科学の進歩、技術革新により、我々は生活の物質的豊かさを享受していますが、科学の進歩が負の遺産を残すこともしばしばあります。
西洋近代化の過程と帝国主義・植民地主義。近代的戦争と技術革新、総力戦とガス等化学兵器の問題、そして核兵器と原子力開発など、科学技術の発展には倫理観がとわれるような問題が多くあります。飛行機開発や「化学」分野等科学技術発展の時代では一方で世界大戦という多くの人々が死にいたる悲劇があったことをわすれてはなりません。美しい海、南国の楽園も核開発の実験場となっていた事実があります。
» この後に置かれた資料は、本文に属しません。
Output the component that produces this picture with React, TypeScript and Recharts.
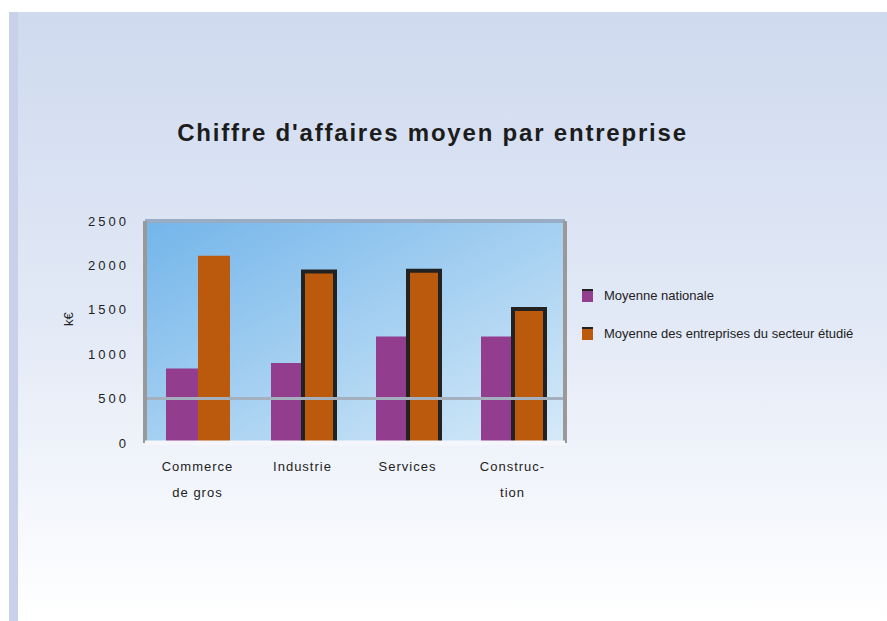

もっと卑近な例でいえば、美しい海を満喫できる「オキナワ」は第二次大戦の末期、日本の捨て石となって、20万人以上の人々がこの地で亡くなり、現在も基地問題で苦悩しています。
この講座では、科学技術の進歩やそれに伴う戦争の被害の問題、現在の基地問題と商業主義的開発による観光地化が抱える構造的矛盾を理解し、科学技術の進歩と経済進展という光の部分とその弊害という負の部分について、批判的な考察力と現実の諸現象にたいする探究心を高めることを意図しています。
*1学期:
科学の進歩、技術革新がもたらしたプラス・マイナス両側面について多岐に渡って考察する。近代化と植民地主義・技術開発と戦争・原子力開発とヒロシマ、ナガサキの悲劇・生活のイノベーションとライフスタイル・楽園の観光地化の功罪・科学者と倫理観など。
近代化がもたらした生活の豊かさと逆に蓄積される負の遺産の実態も推察する。 メディアで報道される観光地、楽園のイメージ戦略が行われているか分析する。 また沖縄戦における資料館、資料がどのようなメッセージを投げかけているか考察する。
*2学期:
ある特定の地域をターゲットに考察を深める。具体的には、沖縄やグアムなど「楽園」のイメージが強い観光地を検討している。「パラダイス」・「楽園」といわれる観光地がかかえた殖民地化の問題点、技術革新と人々の生活・習俗の変容についても考察する。
観光地化する営みによってどのような問題が生じたかを考える。企業の取り組みや経済社会と現地の人々の暮らしについても把握し、現地調査の分析の手がかりをつかむ。
*3学期:
まとめ―「楽園」の美しさを演出する観光産業、広告イメージについての分析とその背後にある現地での苦悩について考察する。さんご礁の白化やマイクロプラスティック、土地開発による環境破壊の現状についても把握する。最終的には、高校レベルでの修学旅行でのような行程表と学習を行うプランをねるなど教育的視点にたっての旅行プレゼンテーションもしくはCM広告を製作してもらいたいと考えている。